Problem statement:
Locate the lines of the listing below that hold "with", then copy each of them.

'''

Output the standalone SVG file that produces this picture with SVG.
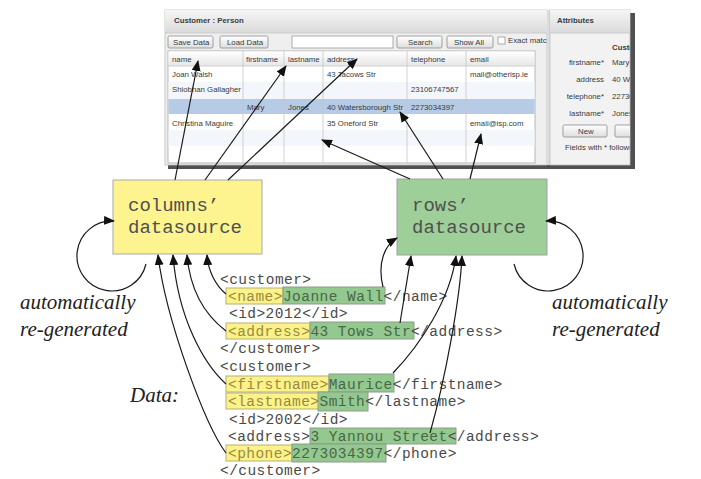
<svg xmlns="http://www.w3.org/2000/svg" width="701" height="479" viewBox="0 0 701 479">
<defs>
  <linearGradient id="gTitle" x1="0" y1="0" x2="0" y2="1"><stop offset="0" stop-color="#f6f6f6"/><stop offset="1" stop-color="#dadada"/></linearGradient>
  <linearGradient id="gBtn" x1="0" y1="0" x2="0" y2="1"><stop offset="0" stop-color="#ffffff"/><stop offset="1" stop-color="#dedede"/></linearGradient>
  <linearGradient id="gHead" x1="0" y1="0" x2="0" y2="1"><stop offset="0" stop-color="#ffffff"/><stop offset="1" stop-color="#e6e6e6"/></linearGradient>
  <marker id="ah" markerWidth="11" markerHeight="9" refX="10" refY="4.5" orient="auto" markerUnits="userSpaceOnUse"><path d="M0,0 L11,4.5 L0,9 z" fill="#111"/></marker>
  <clipPath id="clipR"><rect x="550" y="10" width="80" height="155"/></clipPath>
</defs>
<style>
  .ui{font-family:"Liberation Sans",Arial,sans-serif;font-size:7.8px;fill:#3a3a3a}
  .b{font-weight:bold}
  .btn{fill:url(#gBtn);stroke:#8a8a8a;stroke-width:0.8}
  .grid{stroke:#c6c6c6;stroke-width:0.8}
  .mono{font-family:"Liberation Mono","Courier New",monospace;fill:#4a4a4a}
  .xml{font-size:14.5px;letter-spacing:0.45px}
  .boxt{font-size:19px;fill:#505050}
  .it{font-family:"Liberation Serif","Times New Roman",serif;font-style:italic;font-size:21px;fill:#222}
  .hy{fill:#fbf28a;stroke:#b8b070;stroke-width:1}
  .hg{fill:#93c98f;stroke:#8c9c8a;stroke-width:1}
  .ty{fill:#9a8a3e}
  .tg{fill:#4a664a}
  .conn path{fill:none;stroke:#1a1a1a;stroke-width:1.2;marker-end:url(#ah)}
</style>

<g id="screenshot">
  <rect x="168" y="13" width="467" height="156" fill="#505050"/>
  <rect x="165" y="10" width="382" height="155" fill="#efefef" stroke="#bdbdbd" stroke-width="0.8"/>
  <rect x="165" y="10" width="382" height="23" fill="url(#gTitle)"/>
  <line x1="165" y1="33" x2="547" y2="33" stroke="#c8c8c8" stroke-width="0.8"/>
  <text class="ui b" x="174" y="23">Customer : Person</text>

  <rect class="btn" x="168" y="36" width="45" height="12" rx="1.5"/>
  <text class="ui" x="173" y="45">Save Data</text>
  <rect class="btn" x="220" y="36" width="48" height="12" rx="1.5"/>
  <text class="ui" x="227" y="45">Load Data</text>
  <rect x="292" y="36" width="101" height="12" fill="#ffffff" stroke="#9a9a9a" stroke-width="0.8"/>
  <rect class="btn" x="397" y="36" width="45" height="12" rx="1.5"/>
  <text class="ui" x="408" y="45">Search</text>
  <rect class="btn" x="447" y="36" width="46" height="12" rx="1.5"/>
  <text class="ui" x="454" y="45">Show All</text>
  <rect x="498" y="37" width="7" height="7" fill="#ffffff" stroke="#8a8a8a" stroke-width="0.7"/>
  <text class="ui" x="508" y="43">Exact matc</text>

  <rect x="168" y="51" width="367" height="112" fill="#ffffff" stroke="#a8a8a8" stroke-width="0.8"/>
  <rect x="168.5" y="51.5" width="366" height="14.5" fill="url(#gHead)"/>
  <rect x="168.5" y="82" width="366" height="17" fill="#f3f6fa"/>
  <rect x="168.5" y="99" width="366" height="15" fill="#b5cbe6"/>
  <rect x="168.5" y="130" width="366" height="16" fill="#f3f6fa"/>
  <line class="grid" x1="168" y1="66" x2="535" y2="66"/>
  <line class="grid" x1="243" y1="51" x2="243" y2="163"/>
  <line class="grid" x1="284" y1="51" x2="284" y2="163"/>
  <line class="grid" x1="323" y1="51" x2="323" y2="163"/>
  <line class="grid" x1="407" y1="51" x2="407" y2="163"/>
  <line class="grid" x1="466" y1="51" x2="466" y2="163"/>

  <text class="ui" x="172" y="62">name</text>
  <text class="ui" x="246" y="62">firstname</text>
  <text class="ui" x="288" y="62">lastname</text>
  <text class="ui" x="327" y="62">address</text>
  <text class="ui" x="411" y="62">telephone</text>
  <text class="ui" x="470" y="62">email</text>

  <text class="ui" x="172" y="77">Joan Walsh</text>
  <text class="ui" x="327" y="77">43 Tacows Str</text>
  <text class="ui" x="470" y="77">mail@otherisp.ie</text>
  <text class="ui" x="172" y="92">Shiobhan Gallagher</text>
  <text class="ui" x="411" y="92">23106747567</text>
  <text class="ui" x="247" y="110">Mary</text>
  <text class="ui" x="288" y="110">Jones</text>
  <text class="ui" x="327" y="110">40 Watersborough Str</text>
  <text class="ui" x="411" y="110">2273034397</text>
  <text class="ui" x="172" y="126">Christina Maguire</text>
  <text class="ui" x="327" y="126">35 Oneford Str</text>
  <text class="ui" x="470" y="126">email@isp.com</text>

  <rect x="547" y="10" width="3" height="155" fill="#dcdcdc"/>
  <rect x="550" y="10" width="80" height="155" fill="#f2f2f2" stroke="#bdbdbd" stroke-width="0.8"/>
  <g clip-path="url(#clipR)">
    <rect x="550" y="10" width="80" height="23" fill="url(#gTitle)"/>
    <line x1="550" y1="33" x2="630" y2="33" stroke="#c8c8c8" stroke-width="0.8"/>
    <text class="ui b" x="557" y="23">Attributes</text>
    <text class="ui b" x="612" y="50">Customer</text>
    <text class="ui" x="604" y="65" text-anchor="end">firstname*</text>
    <text class="ui" x="612" y="65">Mary</text>
    <text class="ui" x="604" y="82" text-anchor="end">address</text>
    <text class="ui" x="612" y="82">40 Watersborough</text>
    <text class="ui" x="604" y="99" text-anchor="end">telephone*</text>
    <text class="ui" x="612" y="99">2273034397</text>
    <text class="ui" x="604" y="116" text-anchor="end">lastname*</text>
    <text class="ui" x="612" y="116">Jones</text>
    <rect class="btn" x="563" y="125" width="44" height="12" rx="1.5"/>
    <text class="ui" x="578" y="134">New</text>
    <rect class="btn" x="615" y="125" width="44" height="12" rx="1.5"/>
    <text class="ui" x="565" y="150">Fields with * followed</text>
  </g>
</g>

<g id="columns-datasource">
  <rect x="113" y="180" width="149" height="74" fill="#fdf48f" stroke="#a9a9a9" stroke-width="1"/>
  <text class="mono boxt" x="128" y="211">columns’</text>
  <text class="mono boxt" x="128" y="233">datasource</text>
</g>

<g id="rows-datasource">
  <rect x="397" y="179" width="150" height="76" fill="#9ecf99" stroke="#a0a0a0" stroke-width="1"/>
  <text class="mono boxt" x="412" y="211">rows’</text>
  <text class="mono boxt" x="412" y="233">datasource</text>
</g>

<g id="labels">
  <text class="it" x="20" y="309">automatically</text>
  <text class="it" x="20" y="336">re-generated</text>
  <text class="it" x="552" y="309">automatically</text>
  <text class="it" x="552" y="336">re-generated</text>
  <text class="it" x="130" y="402">Data:</text>
</g>

<g id="data">
  <rect class="hy" x="226" y="288" width="57" height="16"/>
  <rect class="hg" x="283" y="287" width="102" height="17"/>
  <rect class="hy" x="226" y="323" width="84" height="16"/>
  <rect class="hg" x="310" y="322" width="104" height="17"/>
  <rect class="hy" x="226" y="376" width="103" height="16"/>
  <rect class="hg" x="329" y="374" width="65" height="18"/>
  <rect class="hy" x="226" y="393" width="93" height="16"/>
  <rect class="hg" x="318" y="392" width="50" height="19"/>
  <rect class="hg" x="310" y="428" width="146" height="16"/>
  <rect class="hy" x="226" y="445" width="66" height="16"/>
  <rect class="hg" x="292" y="444" width="94" height="18"/>

  <text class="mono xml" x="220" y="284">&lt;customer&gt;</text>
  <text class="mono xml" x="228" y="301"><tspan class="ty">&lt;name&gt;</tspan><tspan class="tg">Joanne Wall</tspan>&lt;/name&gt;</text>
  <text class="mono xml" x="229" y="318">&lt;id&gt;2012&lt;/id&gt;</text>
  <text class="mono xml" x="228" y="336"><tspan class="ty">&lt;address&gt;</tspan><tspan class="tg">43 Tows Str</tspan>&lt;/address&gt;</text>
  <text class="mono xml" x="220" y="353">&lt;/customer&gt;</text>
  <text class="mono xml" x="220" y="371">&lt;customer&gt;</text>
  <text class="mono xml" x="228" y="389"><tspan class="ty">&lt;firstname&gt;</tspan><tspan class="tg">Maurice</tspan>&lt;/firstname&gt;</text>
  <text class="mono xml" x="228" y="406"><tspan class="ty">&lt;lastname&gt;</tspan><tspan class="tg">Smith</tspan>&lt;/lastname&gt;</text>
  <text class="mono xml" x="229" y="424">&lt;id&gt;2002&lt;/id&gt;</text>
  <text class="mono xml" x="228" y="441">&lt;address&gt;<tspan class="tg">3 Yannou Street</tspan>&lt;/address&gt;</text>
  <text class="mono xml" x="228" y="458"><tspan class="ty">&lt;phone&gt;</tspan><tspan class="tg">2273034397</tspan>&lt;/phone&gt;</text>
  <text class="mono xml" x="220" y="475">&lt;/customer&gt;</text>
</g>

<g id="connectors" class="conn">
  <path d="M226,453 C205,425 166,320 158,255"/>
  <path d="M226,384 C205,365 178,320 173,255"/>
  <path d="M226,331 C205,315 190,290 187,255"/>
  <path d="M226,294 C215,285 208,270 207,255"/>
  <path d="M383,287 C377,262 385,245 397,238"/>
  <path d="M400,323 L411,256"/>
  <path d="M393,373 C420,345 450,300 456,256"/>
  <path d="M430,433 C445,380 460,300 462,256"/>
  <path d="M175,180 L198,61"/>
  <path d="M205,180 L286,66"/>
  <path d="M228,180 L357,59"/>
  <path d="M410,179 L322,140"/>
  <path d="M443,179 L400,112"/>
  <path d="M470,179 L481,134"/>
  <path d="M146,264 A35,35 0 1 1 114,221"/>
  <path d="M514,264 A35,35 0 1 0 546,221"/>
</g>
</svg>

'''

Exercise output:
Output the standalone SVG file that produces this picture with SVG.
    <text class="ui" x="565" y="150">Fields with * followed</text>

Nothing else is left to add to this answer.